Ivan Morris – Arnold Palmer and me

Ivan Morris – Arnold Palmer and me

I HAVE been seen proudly wearing an Arnold Palmer umbrella pin around and about lately. Somebody in the know spotted it at a function I attended with the Editor of this newspaper recently: "Those Arnie pins are like gold dust. Where did you manage to get it?" He wanted to know.

"I got it from my friend Arnold, of course, where else do you think I got it?" I replied. It was an exaggeration but not an untruth either and a cue for the Editor to step in and say: "You should write about it in your column." A nod is as good as a wink.

I had three unforgettable face-to-face encounters with Palmer (who passed away on the eve of the Ryder Cup Matches at Hazeltine) not including the interview I conducted with him, by telephone, during the build up to the 2006 Ryder Cup Matches in Ireland.

When I was awarded the dubiously perceived title: Golf Nut of the Year in 2001 it was regarded as a bit of a joke by some but Arnie was one of those who did not see it that way. He was, after all, the Honorary Patron of the Golf Nut Society and one of his closest friends, the so-called, Commander-in-Chief of Arnie's Army, Dr.
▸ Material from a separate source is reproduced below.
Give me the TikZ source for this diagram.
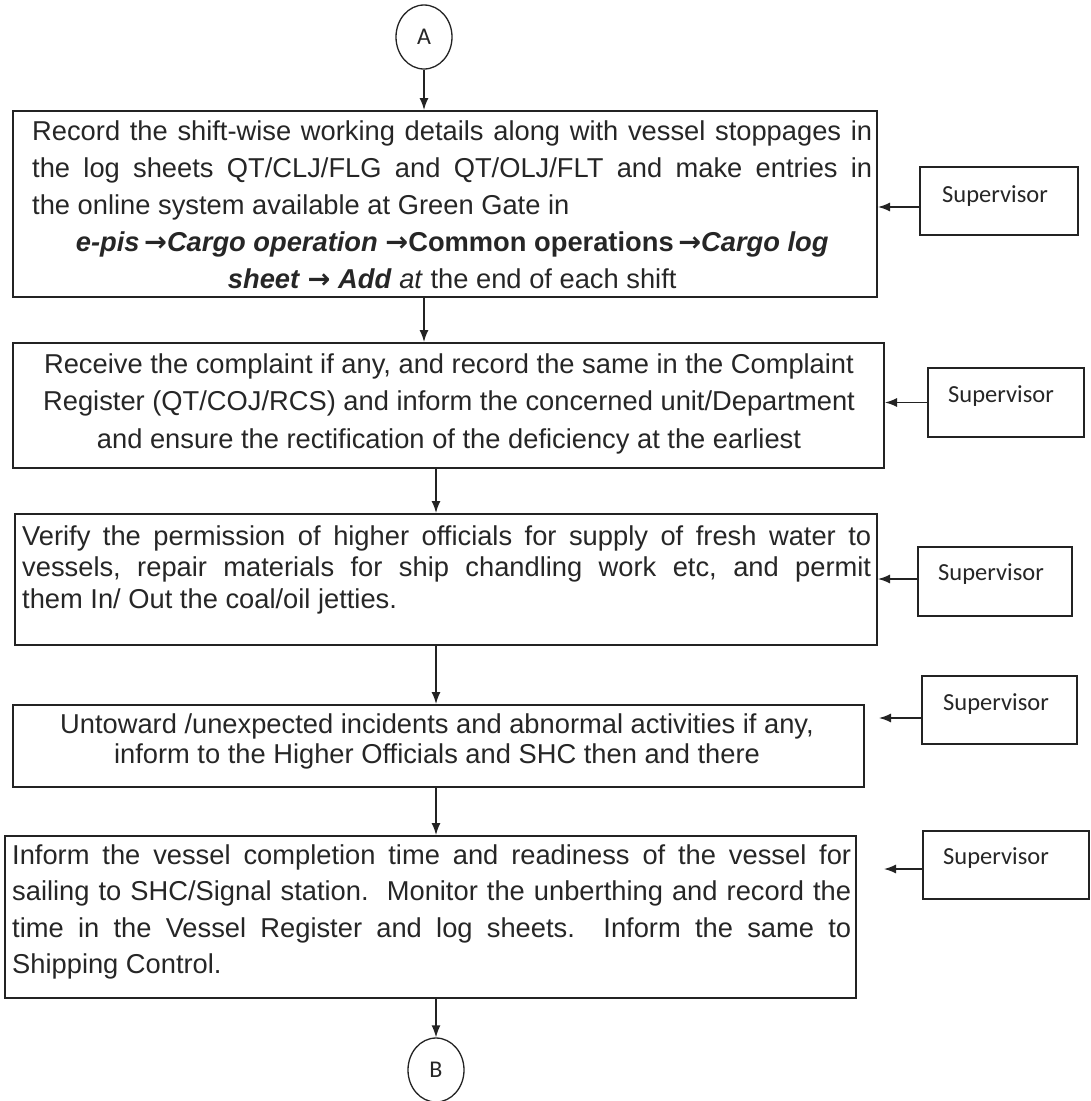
\documentclass[tikz,border=0pt]{standalone}
\usepackage{fontspec}
\setmainfont{Liberation Sans}
\newfontfamily\supfont{Carlito}
\newfontfamily\arrfont{DejaVu Sans}
\newcommand{\ra}{{\arrfont\fontsize{27.3}{27.3}\selectfont →}}
\usetikzlibrary{arrows.meta,shapes.geometric,calc}
\definecolor{linec}{RGB}{35,35,35}
\definecolor{textc}{RGB}{38,38,38}
\setlength{\parindent}{0pt}
\hyphenpenalty=10000
\exhyphenpenalty=10000
\frenchspacing
\begin{document}
\begin{tikzpicture}[x=1pt,y=-1pt,
  mbox/.style={draw=linec, line width=2pt, inner sep=0pt},
  sbox/.style={draw=linec, line width=1.5pt, inner sep=0pt},
  conn/.style={ellipse, draw=linec, line width=1.3pt, minimum width=56pt, minimum height=64pt, inner sep=0pt, text=textc, font=\supfont\fontsize{24}{24}\selectfont},
  arr/.style={draw=linec, line width=1.4pt, -{Latex[length=12pt,width=9pt]}},
  txt/.style={inner sep=0pt, text=textc, align=justify},
  suptxt/.style={inner sep=0pt, anchor=base west, text=textc, font=\supfont\fontsize{24.5}{24.5}\selectfont}]
\useasboundingbox (0,0) rectangle (1091,1101);

% connectors A and B
\node[conn] (A) at (424,37) {A};
\node[conn] (B) at (436,1070) {B};

% main boxes
\node[mbox, minimum width=864pt, minimum height=186pt] (b1) at (445,204) {};
\node[mbox, minimum width=871pt, minimum height=125pt] (b2) at (448.5,405.5) {};
\node[mbox, minimum width=862pt, minimum height=131pt] (b3) at (446,579.5) {};
\node[mbox, minimum width=851pt, minimum height=82pt] (b4) at (438.5,746) {};
\node[mbox, minimum width=851pt, minimum height=162pt] (b5) at (430.5,917) {};

% texts of main boxes
\node[txt, anchor=north west, text width=840pt] (t1) at (32,111) {\fontsize{27.3}{37}\selectfont
\rule{0pt}{29pt}Record the shift-wise working details along with vessel stoppages in\linebreak
the log sheets QT/CLJ/FLG and QT/OLJ/FLT and make entries in\linebreak
the online system available at Green Gate in\par
{\centering\textbf{\textit{e-pis\,\ra Cargo operation} \ra Common operations\,\ra\textit{Cargo log}}\\
\textbf{\textit{sheet} \ra\ \textit{Add}} \textit{at} the end of each shift\par}};

\node[txt, anchor=north, text width=850pt] (t2) at (449,343) {\fontsize{27.3}{37.5}\selectfont
{\centering\rule{0pt}{30pt}Receive the complaint if any, and record the same in the Complaint\\
Register (QT/COJ/RCS) and inform the concerned unit/Department\\
and ensure the rectification of the deficiency at the earliest\par}};

\node[txt, anchor=north west, text width=849pt] (t3) at (22,514) {\fontsize{27.3}{31.5}\selectfont
\rule{0pt}{31pt}Verify the permission of higher officials for supply of fresh water to\linebreak
vessels, repair materials for ship chandling work etc, and permit\linebreak
them In/ Out the coal/oil jetties.\par};

\node[txt, anchor=north, text width=840pt] (t4) at (437,705) {\fontsize{27.3}{30}\selectfont
{\centering\rule{0pt}{28pt}Untoward /unexpected incidents and abnormal activities if any,\\
inform to the Higher Officials and SHC then and there\par}};

\node[txt, anchor=north west, text width=839pt] (t5) at (12,836) {\fontsize{27.3}{36.5}\selectfont
\rule{0pt}{28pt}Inform the vessel completion time and readiness of the vessel for\linebreak
sailing to SHC/Signal station.\ \ Monitor the unberthing and record the\linebreak
time in the Vessel Register and log sheets.\ \ Inform the same to\linebreak
Shipping Control.\par};

% supervisor boxes
\node[sbox, minimum width=158pt, minimum height=68pt] (s1) at (999,201) {};
\node[sbox, minimum width=156pt, minimum height=69pt] (s2) at (1006,402.5) {};
\node[sbox, minimum width=154pt, minimum height=69pt] (s3) at (995,581.5) {};
\node[sbox, minimum width=155pt, minimum height=68pt] (s4) at (999.5,710) {};
\node[sbox, minimum width=166pt, minimum height=68pt] (s5) at (1006,865) {};

\node[suptxt] (u1) at (942,202) {Supervisor};
\node[suptxt] (u2) at (948,402) {Supervisor};
\node[suptxt] (u3) at (938,580) {Supervisor};
\node[suptxt] (u4) at (943,710) {Supervisor};
\node[suptxt] (u5) at (943,864) {Supervisor};

% vertical flow
\draw[arr] (A.south) -- (A.south |- b1.north);
\draw[arr] (A.south |- b1.south) -- (A.south |- b2.north);
\draw[arr] (B.north |- b2.south) -- (B.north |- b3.north);
\draw[arr] (B.north |- b3.south) -- (B.north |- b4.north);
\draw[arr] (B.north |- b4.south) -- (B.north |- b5.north);
\draw[arr] (B.north |- b5.south) -- (B.north);

% supervisor arrows
\coordinate (e4) at (879,718);
\coordinate (e5) at (884,869);
\draw[arr] (s1.west |- 0,207) -- (b1.east |- 0,207);
\draw[arr] (s2.west) -- (b2.east |- s2.west);
\draw[arr] (s3.west |- 0,579) -- (b3.east |- 0,579);
\draw[arr] (s4.west |- e4) -- (e4);
\draw[arr] (s5.west |- e5) -- (e5);
\end{tikzpicture}
\end{document}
Howdy Giles, was a GNOTY before me in 1986.

My GNOTY Award gave me both notoriety and access to Giles and Palmer. It led to an open-ended invitation to 'come to Bay Hill anytime for a game with the King.' It also led to the opportunity to submit three articles to KINGDOM Arnie's quarterly publication distributed to the 'hundreds' of Palmer golf facilities worldwide and for which I was generously compensated.

Before conducting the Ryder Cup interview by telephone, Arnie gave me the impression that he wanted to know more about me than I did about him. So, I told him about the three times we had met. I promise you I had him in stitches!

Our first encounter was at Palma Ceia CC in Tampa, Florida in 1965 during my student days. Arnie was at PCCC to play in an exhibition match with Jack Nicklaus, Doug Sanders and a local pro JC Goosie. As a member, I was in the locker room changing my shoes when Arnold and I 'rendezvoused' accidentally.

Arnold greeted everyone and we had a short conversation during which I mentioned that I was from Ireland. Arnie soared into raptures talking about Portmarnock and Christy O'Connor (Senior). My golf knowledge was not at full throttle yet and I didn't 'rise to the occasion' by titillating him with anecdotes about Christy and the famous Dublin links.

Eleven years later, I attempted to qualify for The Open Championship at Royal Birkdale (won by Johnny Miller.) I didn't quite make it (narrowly) but because I was on the waiting list, I had access to the competitor's parking lot.

There we were, my wife and I, sitting on the grass having a picnic when who pulls up beside us in a bright red limo only Arnie and his wife, Winnie.

"Hey pro, good to see you. How the hell ya doin'?" Was the arresting greeting; so typical of Arnie - always going out of his way to make sure you knew he liked you. We spoke for several minutes with him treating me as if I were 'serious competition.'

Guess who we followed onto the course to watch playing a practice round: our new pal, Arnie in the company of Sam Snead, Curtis Strange and Gary Player - all well worth watching they were to

Third time was a charm. I travelled to Portrush in 1995 with my then, 15-years old son David, to watch the British Seniors Open. Arnie was a competitor. In the tented village a charity had set up a small putting course.

£1 for two go's - if you sank one effort you won one golf ball; sink two for three balls. Arnold himself happened to be on hand to make the presentations. David was bursting to have a go so I offered up my £1 but before you could say 'Arnie's Army' David sank four putts in quick succession.

At this stage, Arnie intervened and with a broad grin handed David a box with a dozen balls in it, saying: "Take that young man outa here fast before he 'putts' us all out of business!"

About 24-hours later, we were standing at the back of the 10th tee when Arnie arrived. He spotted David, remembered him and gave him a big smile and a thumb's up sign. Can you imagine any other pro doing that? I can't.

Arnie was a people's person and the friendliest golfer I ever met but behind it all he was a tough competitor who liked to win.

Arnie's health was not good early this year and his passing in September came as no surprise.

I had always wanted to have one of Arnie's 'signature' umbrella lapel pins so, I sent a message to our mutual friend, Howdy Giles asking if he could procure one for me and he duly obliged.

If I had ever gone to Orlando and played that game of golf it's a certainty that I would have been given a pin. Arnie gave all of his guests an umbrella pin. He had the rare knack of making everyone feel as if they were his best, lifetime buddy.